• **Written instruction**
In your copy, include every line of the listing below exactly but none of the pictures.

• **Data shown**

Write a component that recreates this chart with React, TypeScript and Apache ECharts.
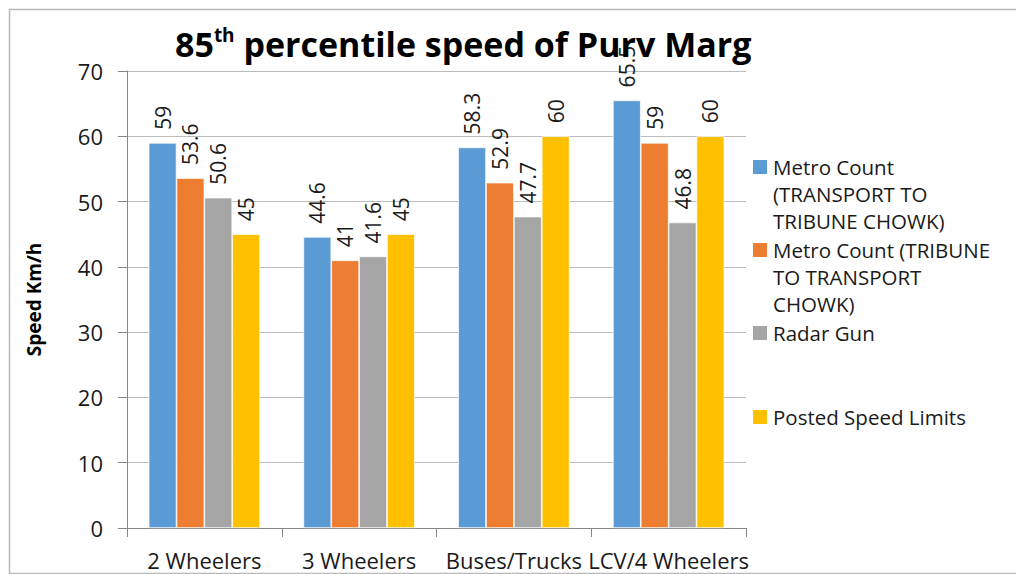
import React, { useEffect, useRef } from "react";
import * as echarts from "echarts";

const categories = ["2 Wheelers", "3 Wheelers", "Buses/Trucks", "LCV/4 Wheelers"];
const seriesNames = [
  "Metro Count (TRANSPORT TO TRIBUNE CHOWK)",
  "Metro Count (TRIBUNE TO TRANSPORT CHOWK)",
  "Radar Gun",
  "Posted Speed Limits",
];
const legendLines = [
  ["Metro Count", "(TRANSPORT TO", "TRIBUNE CHOWK)"],
  ["Metro Count (TRIBUNE", "TO TRANSPORT", "CHOWK)"],
  ["Radar Gun"],
  ["Posted Speed Limits"],
];
const metroTransportToTribune = [59, 44.6, 58.3, 65.5];
const metroTribuneToTransport = [53.6, 41, 52.9, 59];
const radarGun = [50.6, 41.6, 47.7, 46.8];
const postedLimits = [45, 45, 60, 60];
const colors = ["#5B9BD5", "#ED7D31", "#A5A5A5", "#FFC000"];
const yTicks = { min: 0, max: 70, interval: 10 };
const legendCenters = [167, 250, 333, 417];

const FONT = "'Open Sans', 'Noto Sans', sans-serif";

export default function App() {
  const ref = useRef<HTMLDivElement>(null);
  useEffect(() => {
    if (!ref.current) return;
    const chart = echarts.init(ref.current, null, { renderer: "svg" });
    const values = [metroTransportToTribune, metroTribuneToTransport, radarGun, postedLimits];
    const legendGraphics: any[] = [];
    const LH = 27;
    legendLines.forEach((lines, i) => {
      legendGraphics.push({
        type: "rect",
        left: 753,
        top: legendCenters[i] - 7,
        shape: { width: 14, height: 14 },
        style: { fill: colors[i] },
      });
      legendGraphics.push({
        type: "text",
        left: 773,
        top: legendCenters[i] - LH / 2,
        style: {
          text: lines.join("\n"),
          font: `20.5px ${FONT}`,
          fill: "#1a1a1a",
          lineHeight: LH,
        },
      });
    });
    chart.setOption({
      animation: false,
      textStyle: { fontFamily: FONT },
      title: {
        left: 170,
        top: 11,
        text: "{a|85}{s|th}{a| percentile speed of Purv Marg}",
        textStyle: {
          rich: {
            a: { fontSize: 34, fontWeight: "bold", color: "#000", fontFamily: FONT, lineHeight: 45, verticalAlign: "bottom" },
            s: {
              fontSize: 19,
              fontWeight: "bold",
              color: "#000",
              fontFamily: FONT,
              verticalAlign: "bottom",
              lineHeight: 22,
              padding: [0, 0, 17, 0],
            },
          },
        },
      },
      legend: { show: false, data: seriesNames },
      graphic: [
        {
          type: "rect",
          left: 7,
          top: 7,
          silent: true,
          shape: { width: 1030, height: 564 },
          style: { fill: "none", stroke: "#b9b9b9", lineWidth: 1.5 },
          z: -10,
        },
        ...legendGraphics,
      ],
      grid: { left: 127, right: 270, top: 71, bottom: 46, containLabel: false },
      xAxis: {
        type: "category",
        data: categories,
        axisLine: { lineStyle: { color: "#868686", width: 1 } },
        axisTick: { show: true, length: 9, lineStyle: { color: "#868686" } },
        axisLabel: { color: "#1a1a1a", fontSize: 22, margin: 21, fontFamily: FONT, interval: 0 },
      },
      yAxis: {
        type: "value",
        min: yTicks.min,
        max: yTicks.max,
        interval: yTicks.interval,
        name: "Speed Km/h",
        nameLocation: "middle",
        nameGap: 84,
        nameTextStyle: { fontSize: 19, fontWeight: "bold", color: "#000", fontFamily: FONT },
        axisLine: { show: true, lineStyle: { color: "#868686" } },
        axisTick: { show: true, length: 9, lineStyle: { color: "#868686" } },
        axisLabel: { color: "#1a1a1a", fontSize: 22, margin: 24, fontFamily: FONT },
        splitLine: { show: true, lineStyle: { color: "#bcbcbc", width: 1 } },
      },
      series: values.map((v, i) => ({
        name: seriesNames[i],
        type: "bar",
        data: v,
        barGap: "0%",
        barCategoryGap: "28%",
        itemStyle: { color: colors[i], borderColor: "#fff", borderWidth: 0.7 },
        label: {
          show: true,
          position: "top",
          rotate: 90,
          align: "left",
          verticalAlign: "middle",
          distance: 13,
          fontSize: 21,
          color: "#1a1a1a",
          fontFamily: FONT,
        },
      })),
    });
    return () => chart.dispose();
  }, []);
  return (
    <div
      ref={ref}
      style={{ position: "fixed", left: 0, top: 0, width: 1016, height: 574, background: "#fff" }}
    />
  );
}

• **Result of the exercise**
Write a component that recreates this chart with React, TypeScript and Apache ECharts.
import React, { useEffect, useRef } from "react";
import * as echarts from "echarts";

const categories = ["2 Wheelers", "3 Wheelers", "Buses/Trucks", "LCV/4 Wheelers"];
const seriesNames = [
  "Metro Count (TRANSPORT TO TRIBUNE CHOWK)",
  "Metro Count (TRIBUNE TO TRANSPORT CHOWK)",
  "Radar Gun",
  "Posted Speed Limits",
];
const legendLines = [
  ["Metro Count", "(TRANSPORT TO", "TRIBUNE CHOWK)"],
  ["Metro Count (TRIBUNE", "TO TRANSPORT", "CHOWK)"],
  ["Radar Gun"],
  ["Posted Speed Limits"],
];
const metroTransportToTribune = [59, 44.6, 58.3, 65.5];
const metroTribuneToTransport = [53.6, 41, 52.9, 59];
const radarGun = [50.6, 41.6, 47.7, 46.8];
const postedLimits = [45, 45, 60, 60];
const colors = ["#5B9BD5", "#ED7D31", "#A5A5A5", "#FFC000"];
const yTicks = { min: 0, max: 70, interval: 10 };
const legendCenters = [167, 250, 333, 417];

const FONT = "'Open Sans', 'Noto Sans', sans-serif";

export default function App() {
  const ref = useRef<HTMLDivElement>(null);
  useEffect(() => {
    if (!ref.current) return;
    const chart = echarts.init(ref.current, null, { renderer: "svg" });
    const values = [metroTransportToTribune, metroTribuneToTransport, radarGun, postedLimits];
    const legendGraphics: any[] = [];
    const LH = 27;
    legendLines.forEach((lines, i) => {
      legendGraphics.push({
        type: "rect",
        left: 753,
        top: legendCenters[i] - 7,
        shape: { width: 14, height: 14 },
        style: { fill: colors[i] },
      });
      legendGraphics.push({
        type: "text",
        left: 773,
        top: legendCenters[i] - LH / 2,
        style: {
          text: lines.join("\n"),
          font: `20.5px ${FONT}`,
          fill: "#1a1a1a",
          lineHeight: LH,
        },
      });
    });
    chart.setOption({
      animation: false,
      textStyle: { fontFamily: FONT },
      title: {
        left: 170,
        top: 11,
        text: "{a|85}{s|th}{a| percentile speed of Purv Marg}",
        textStyle: {
          rich: {
            a: { fontSize: 34, fontWeight: "bold", color: "#000", fontFamily: FONT, lineHeight: 45, verticalAlign: "bottom" },
            s: {
              fontSize: 19,
              fontWeight: "bold",
              color: "#000",
              fontFamily: FONT,
              verticalAlign: "bottom",
              lineHeight: 22,
              padding: [0, 0, 17, 0],
            },
          },
        },
      },
      legend: { show: false, data: seriesNames },
      graphic: [
        {
          type: "rect",
          left: 7,
          top: 7,
          silent: true,
          shape: { width: 1030, height: 564 },
          style: { fill: "none", stroke: "#b9b9b9", lineWidth: 1.5 },
          z: -10,
        },
        ...legendGraphics,
      ],
      grid: { left: 127, right: 270, top: 71, bottom: 46, containLabel: false },
      xAxis: {
        type: "category",
        data: categories,
        axisLine: { lineStyle: { color: "#868686", width: 1 } },
        axisTick: { show: true, length: 9, lineStyle: { color: "#868686" } },
        axisLabel: { color: "#1a1a1a", fontSize: 22, margin: 21, fontFamily: FONT, interval: 0 },
      },
      yAxis: {
        type: "value",
        min: yTicks.min,
        max: yTicks.max,
        interval: yTicks.interval,
        name: "Speed Km/h",
        nameLocation: "middle",
        nameGap: 84,
        nameTextStyle: { fontSize: 19, fontWeight: "bold", color: "#000", fontFamily: FONT },
        axisLine: { show: true, lineStyle: { color: "#868686" } },
        axisTick: { show: true, length: 9, lineStyle: { color: "#868686" } },
        axisLabel: { color: "#1a1a1a", fontSize: 22, margin: 24, fontFamily: FONT },
        splitLine: { show: true, lineStyle: { color: "#bcbcbc", width: 1 } },
      },
      series: values.map((v, i) => ({
        name: seriesNames[i],
        type: "bar",
        data: v,
        barGap: "0%",
        barCategoryGap: "28%",
        itemStyle: { color: colors[i], borderColor: "#fff", borderWidth: 0.7 },
        label: {
          show: true,
          position: "top",
          rotate: 90,
          align: "left",
          verticalAlign: "middle",
          distance: 13,
          fontSize: 21,
          color: "#1a1a1a",
          fontFamily: FONT,
        },
      })),
    });
    return () => chart.dispose();
  }, []);
  return (
    <div
      ref={ref}
      style={{ position: "fixed", left: 0, top: 0, width: 1016, height: 574, background: "#fff" }}
    />
  );
}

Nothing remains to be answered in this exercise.